Insights & White Papers

Omnichannel Cybersecurity: Protecting Critical Assets

By Cybersecurity Group

Cybersecurity

For most businesses and industries the pressure continues to mount to increase the efficiency of their cybersecurity.

Protecting your Critical Assets

For retailers, financial institutions and most other industries alike, the pressure to increase the efficiency of their cybersecurity is on. Integrating new devices and technologies to provide a seamless, commercial experience via multiple channels gives clear customer benefits. Unfortunately, this omnichannel approach is accompanied by increased risks, making cybersecurity an ever-evolving and top concern. What’s needed is an integrated security solution that delivers the smooth, secure omnichannel experience customers expect, along with advanced network protection.

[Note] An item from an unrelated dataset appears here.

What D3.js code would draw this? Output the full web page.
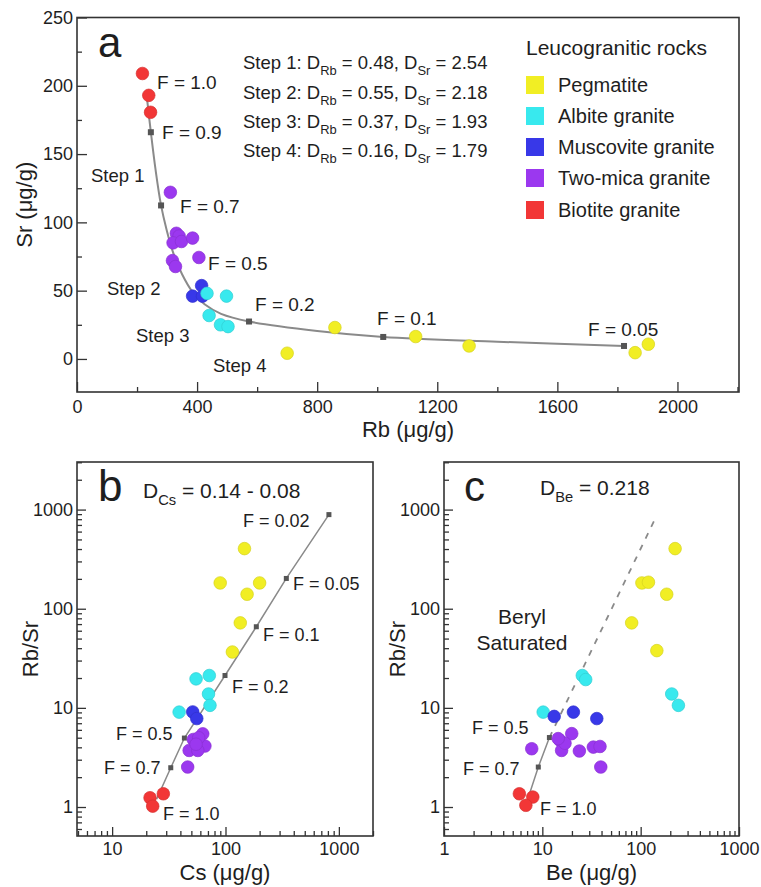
<!DOCTYPE html>
<html><head><meta charset="utf-8">
<script src="https://cdn.jsdelivr.net/npm/d3@7"></script>
<style>
body{margin:0;background:#fff}
text{font-family:"Liberation Sans",Arial,Helvetica,sans-serif;fill:#1e1e1e}
</style>
</head><body>
<svg id="chart" width="761" height="887"></svg>
<script>
// ---------------- DATA ----------------
const groups = ["Pegmatite", "Albite granite", "Muscovite granite", "Two-mica granite", "Biotite granite"];
const groupColors = ["#f1ee24", "#38e9ee", "#3838e8", "#9b38ef", "#f23636"];
// group index: 0 Pegmatite, 1 Albite, 2 Muscovite, 3 Two-mica, 4 Biotite

// Panel a: Rb vs Sr
const aRb    = [218, 239, 245,  311, 331, 340, 320, 348, 385, 406, 318, 328,  415, 385, 418,  433, 498, 440, 478, 503,  700, 859, 1128, 1306, 1859, 1903];
const aSr    = [209, 193, 180.6, 122, 92, 90, 85, 86, 88.5, 74.3, 72, 67.7,  53.7, 46, 46,  48, 46, 31.8, 25, 23.7,  4.2, 23, 16.4, 9.5, 4.6, 10.8];
const aGroup = [4, 4, 4,  3, 3, 3, 3, 3, 3, 3, 3, 3,  2, 2, 2,  1, 1, 1, 1, 1,  0, 0, 0, 0, 0, 0];
// fractionation curve
const aCurveRb = [232, 246, 262, 280, 298, 320, 350, 385, 425, 480, 573, 800, 1020, 1400, 1822];
const aCurveSr = [193, 166, 138, 112.4, 95, 78, 62, 49, 40, 33, 27.4, 20.5, 16.1, 12.6, 9.5];
const aMarkRb = [246, 280, 573, 1020, 1822];
const aMarkSr = [166, 112.4, 27.4, 16.1, 9.5];
const aXTicks = [0, 400, 800, 1200, 1600, 2000];
const aXMinor = [200, 600, 1000, 1400, 1800, 2200];
const aYTicks = [0, 50, 100, 150, 200, 250];
const aYMinor = [25, 75, 125, 175, 225];
const aFLabels = ["F = 1.0", "F = 0.9", "F = 0.7", "F = 0.5", "F = 0.2", "F = 0.1", "F = 0.05"];
const aSteps = [
  ["Step 1", "0.48", "2.54"],
  ["Step 2", "0.55", "2.18"],
  ["Step 3", "0.37", "1.93"],
  ["Step 4", "0.16", "1.79"]
];
const aStepLabels = ["Step 1", "Step 2", "Step 3", "Step 4"];

// Panel b: Cs vs Rb/Sr
const bCs    = [147, 89.8, 200, 155, 135, 115,  55, 72, 70.8, 73, 39,  51.4, 55.8,  63, 52, 65.8, 47.8, 57, 46.4, 58, 55,  21.6, 28.3, 22.8];
const bRbSr  = [404, 182, 182, 140, 72, 36.6,  19.6, 21.2, 13.8, 10.6, 9.06,  9.1, 7.8,  5.47, 4.8, 4.12, 3.72, 3.72, 2.53, 5.0, 4.3,  1.24, 1.36, 1.02];
const bGroup = [0, 0, 0, 0, 0, 0,  1, 1, 1, 1, 1,  2, 2,  3, 3, 3, 3, 3, 3, 3, 3,  4, 4, 4];
const bLineCs   = [24.7, 32.9, 43.4, 99, 187, 344, 817];
const bLineRbSr = [1.2, 2.49, 4.96, 21.2, 65.8, 202, 890];
const bFLabels = ["F = 1.0", "F = 0.7", "F = 0.5", "F = 0.2", "F = 0.1", "F = 0.05", "F = 0.02"];

// Panel c: Be vs Rb/Sr
const cBe    = [224, 103, 120, 184, 81, 146,  25.5, 27.6, 207, 242, 10.2,  13.2, 20.7, 35.8,  7.8, 15.1, 19.9, 15.7, 23.8, 33, 38.6, 39.3, 17, 14.5,  5.84, 8.0, 6.8];
const cRbSr  = [404, 182, 185, 140, 72, 37.8,  21.2, 19.3, 13.8, 10.6, 9.06,  8.2, 9.06, 7.8,  3.87, 4.7, 5.5, 3.72, 3.67, 4.02, 4.08, 2.53, 4.4, 4.9,  1.36, 1.26, 1.04];
const cGroup = [0, 0, 0, 0, 0, 0,  1, 1, 1, 1, 1,  2, 2, 2,  3, 3, 3, 3, 3, 3, 3, 3, 3, 3,  4, 4, 4];
const cLineBe   = [7.3, 9.1, 11.8];
const cLineRbSr = [1.3, 2.53, 5.02];
const cDashBe   = [11.8, 146];
const cDashRbSr = [5.02, 877];
const cFLabels = ["F = 1.0", "F = 0.7", "F = 0.5"];

const logMajorY = [1, 10, 100, 1000];
const logMajorXb = [10, 100, 1000];
const logMajorXc = [1, 10, 100, 1000];

// ---------------- DRAW ----------------
const svg = d3.select("#chart");
const FRAME = "#333";
const LINE = "#8a8a8a";
const MARK = "#555";

function minorLog(lo, hi) {
  const out = [];
  for (let e = -1; e <= 4; e++) for (let m = 2; m <= 9; m++) {
    const v = m * Math.pow(10, e);
    if (v >= lo && v <= hi) out.push(v);
  }
  return out;
}

function rich(g, x, y, parts, fs, anchor) {
  const t = g.append("text").attr("x", x).attr("y", y).attr("font-size", fs)
    .attr("text-anchor", anchor || "start");
  let sub = false;
  parts.forEach(p => {
    const isSub = p[1];
    const ts = t.append("tspan").text(p[0]);
    if (isSub && !sub) ts.attr("dy", fs * 0.32).attr("font-size", fs * 0.7);
    else if (!isSub && sub) ts.attr("dy", -fs * 0.32);
    if (isSub) ts.attr("font-size", fs * 0.7);
    sub = isSub;
  });
  return t;
}

function styleAxis(g, fs) {
  g.select(".domain").remove();
  g.selectAll(".tick line").attr("stroke", FRAME).attr("stroke-width", 1.3);
  g.selectAll(".tick text").attr("font-size", fs).attr("fill", "#1e1e1e")
    .attr("font-family", '"Liberation Sans",Arial,sans-serif');
}

function panel(opt) {
  const g = svg.append("g");
  const x = opt.x, y = opt.y;
  const [x0, x1] = x.range(), [y1, y0] = y.range();
  // axes
  const ax = g.append("g").attr("transform", `translate(0,${y1})`)
    .call(d3.axisBottom(x).tickValues(opt.xTicks).tickSize(-opt.major).tickPadding(opt.xPad).tickFormat(d3.format("d")));
  styleAxis(ax, 18);
  const axm = g.append("g").attr("transform", `translate(0,${y1})`)
    .call(d3.axisBottom(x).tickValues(opt.xMinor).tickSize(-opt.minor).tickFormat(""));
  styleAxis(axm, 18);
  const ay = g.append("g").attr("transform", `translate(${x0},0)`)
    .call(d3.axisLeft(y).tickValues(opt.yTicks).tickSize(-opt.major).tickPadding(4).tickFormat(d3.format("d")));
  styleAxis(ay, 18);
  const aym = g.append("g").attr("transform", `translate(${x0},0)`)
    .call(d3.axisLeft(y).tickValues(opt.yMinor).tickSize(-opt.minor).tickFormat(""));
  styleAxis(aym, 18);
  // frame
  g.append("rect").attr("x", x0).attr("y", y0).attr("width", x1 - x0).attr("height", y1 - y0)
    .attr("fill", "none").attr("stroke", FRAME).attr("stroke-width", 1.6);
  // axis titles
  g.append("text").attr("x", (x0 + x1) / 2).attr("y", opt.xTitleY).attr("text-anchor", "middle")
    .attr("font-size", 22).text(opt.xTitle);
  g.append("text").attr("transform", `translate(${opt.yTitleX},${(y0 + y1) / 2}) rotate(-90)`)
    .attr("text-anchor", "middle").attr("font-size", 22).text(opt.yTitle);
  return g;
}

function dots(g, x, y, xs, ys, gs, r) {
  g.append("g").selectAll("circle").data(xs.map((d, i) => i)).join("circle")
    .attr("cx", i => x(xs[i])).attr("cy", i => y(ys[i])).attr("r", r)
    .attr("fill", i => groupColors[gs[i]])
    .attr("stroke", i => d3.color(groupColors[gs[i]]).darker(0.35))
    .attr("stroke-width", 0.7);
}

function marks(g, x, y, xs, ys, s) {
  g.append("g").selectAll("rect").data(xs.map((d, i) => i)).join("rect")
    .attr("x", i => x(xs[i]) - s / 2).attr("y", i => y(ys[i]) - s / 2)
    .attr("width", s).attr("height", s).attr("fill", MARK);
}

// ---- Panel a ----
{
  const x = d3.scaleLinear().domain([0, 2205]).range([77, 739]);
  const y = d3.scaleLinear().domain([-24.2, 250]).range([392, 17.5]);
  const g = panel({x, y, xTicks: aXTicks, xMinor: aXMinor, yTicks: aYTicks, yMinor: aYMinor,
    major: 10, minor: 5, xPad: 8, xTitle: "Rb (μg/g)", xTitleY: 437, yTitle: "Sr (μg/g)", yTitleX: 32});
  const line = d3.line().x((d, i) => x(aCurveRb[i])).y((d, i) => y(aCurveSr[i])).curve(d3.curveCatmullRom.alpha(0.5));
  g.append("path").attr("d", line(aCurveRb)).attr("fill", "none").attr("stroke", LINE).attr("stroke-width", 2);
  marks(g, x, y, aMarkRb, aMarkSr, 6);
  dots(g, x, y, aRb, aSr, aGroup, 6.3);

  g.append("text").attr("x", 98).attr("y", 57).attr("font-size", 42).text("a");
  const fpos = [[157, 89], [162, 139], [180, 213], [208, 270], [255, 311], [377, 325], [588, 336]];
  aFLabels.forEach((t, i) => g.append("text").attr("x", fpos[i][0]).attr("y", fpos[i][1]).attr("font-size", 19).text(t));
  const spos = [[91, 182], [107, 295], [136, 342], [213, 372]];
  aStepLabels.forEach((t, i) => g.append("text").attr("x", spos[i][0]).attr("y", spos[i][1]).attr("font-size", 18.5).text(t));
  const sy = [69, 99, 128, 157];
  aSteps.forEach((s, i) => rich(g, 243, sy[i],
    [[s[0] + ": D", false], ["Rb", true], [" = " + s[1] + ", D", false], ["Sr", true], [" = " + s[2], false]], 18.5));

  // legend
  g.append("text").attr("x", 526).attr("y", 55).attr("font-size", 21).text("Leucogranitic rocks");
  const ly = [85, 116, 147, 178, 210];
  groups.forEach((name, i) => {
    g.append("rect").attr("x", 526).attr("y", ly[i] - 9).attr("width", 18).attr("height", 18).attr("fill", groupColors[i]);
    g.append("text").attr("x", 558).attr("y", ly[i] + 7).attr("font-size", 20).text(name);
  });
}

// ---- Panel b ----
{
  const x = d3.scaleLog().domain([4.9, 2000]).range([77, 373]);
  const y = d3.scaleLog().domain([0.51, 3020]).range([836, 462]);
  const g = panel({x, y, xTicks: logMajorXb, xMinor: minorLog(4.9, 2000), yTicks: logMajorY, yMinor: minorLog(0.51, 3020),
    major: 9, minor: 5, xPad: 6, xTitle: "Cs (μg/g)", xTitleY: 880, yTitle: "Rb/Sr", yTitleX: 38});
  const line = d3.line().x((d, i) => x(bLineCs[i])).y((d, i) => y(bLineRbSr[i]));
  g.append("path").attr("d", line(bLineCs)).attr("fill", "none").attr("stroke", LINE).attr("stroke-width", 1.5);
  marks(g, x, y, bLineCs.slice(1), bLineRbSr.slice(1), 5);
  dots(g, x, y, bCs, bRbSr, bGroup, 6.3);
  g.append("text").attr("x", 98).attr("y", 501).attr("font-size", 44).text("b");
  rich(g, 143, 498, [["D", false], ["Cs", true], [" = 0.14 - 0.08", false]], 21);
  const fpos = [[163, 820], [104, 774], [116, 740], [232, 693], [263, 641], [293, 590], [243, 527]];
  bFLabels.forEach((t, i) => g.append("text").attr("x", fpos[i][0]).attr("y", fpos[i][1]).attr("font-size", 18).text(t));
}

// ---- Panel c ----
{
  const x = d3.scaleLog().domain([1, 1000]).range([444, 739]);
  const y = d3.scaleLog().domain([0.51, 3020]).range([836, 462]);
  const g = panel({x, y, xTicks: logMajorXc, xMinor: minorLog(1, 1000), yTicks: logMajorY, yMinor: minorLog(0.51, 3020),
    major: 9, minor: 5, xPad: 6, xTitle: "Be (μg/g)", xTitleY: 880, yTitle: "Rb/Sr", yTitleX: 405});
  const line = d3.line().x((d, i) => x(cLineBe[i])).y((d, i) => y(cLineRbSr[i]));
  g.append("path").attr("d", line(cLineBe)).attr("fill", "none").attr("stroke", LINE).attr("stroke-width", 1.5);
  const dline = d3.line().x((d, i) => x(cDashBe[i])).y((d, i) => y(cDashRbSr[i]));
  g.append("path").attr("d", dline(cDashBe)).attr("fill", "none").attr("stroke", LINE).attr("stroke-width", 1.8)
    .attr("stroke-dasharray", "6,7");
  marks(g, x, y, cLineBe.slice(1), cLineRbSr.slice(1), 5);
  dots(g, x, y, cBe, cRbSr, cGroup, 6.3);
  g.append("text").attr("x", 464).attr("y", 501).attr("font-size", 42).text("c");
  rich(g, 540, 495, [["D", false], ["Be", true], [" = 0.218", false]], 21);
  g.append("text").attr("x", 522).attr("y", 624).attr("text-anchor", "middle").attr("font-size", 21).text("Beryl");
  g.append("text").attr("x", 522).attr("y", 650).attr("text-anchor", "middle").attr("font-size", 21).text("Saturated");
  const fpos = [[540, 815], [463, 775], [472, 734]];
  cFLabels.forEach((t, i) => g.append("text").attr("x", fpos[i][0]).attr("y", fpos[i][1]).attr("font-size", 18).text(t));
}
</script>
</body></html>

Why do companies fail at securing their digital environment? Typically, for one of three reasons:

  1. Bad luck. If an advanced attacker chooses your company as a target, then regardless of your security posture, they are likely to succeed. Time and patience are on their side.
  2. Poor or non-existent cybersecurity – which effectively invites the attacker in.
  3. A cybersecurity program based on technologies and features that relies on detection, response to incidents, and attribution and then assuming that the next attack will be similar. Many companies assume that they can bring the necessary cybersecurity talent in-house, and can buy their way to security through internally focused tools

While omniscience is out of the question, companies can and should use analytic methodologies rooted in machine learning and artificial intelligence to protect critical assets by gaining real-time insight into whether the activity at the technology level is predictive of an increased cyber threat.

To build cybersecurity, attention must be focused on persistent, predictive, real-time analysis of the entirety of discoverable technologies. Data should be compiled from dozens of sources, and partnerships forged with specialized groups, including local, state and federal agencies. One approach is to use a hub-and-spoke system, where policy, procedure, oversight and incident response come from the hub, with the partnerships and specialty capabilities focus on keeping threats at arm’s length.

It is vital to address cybersecurity from an ‘outside-in’ rather than an ‘inside-out’ perspective. Defenses should be adapted dynamically based on knowledge of what’s likely coming and not what has already happened – and decisions on overall security should be based on global activity patterns rather than just the company’s perimeter. Internal defenses should be viewed as the last resort. The team with responsibility for cybersecurity should be given the intelligence to succeed with their tools. To understand the net effect of investments and make smarter choices, calculate the ROI of past and future security spending. The goal is to extend the company’s security perimeter and do so in a fiscally responsible way that provides predictive intelligence enabling preemptive and powerful security investments and decisions.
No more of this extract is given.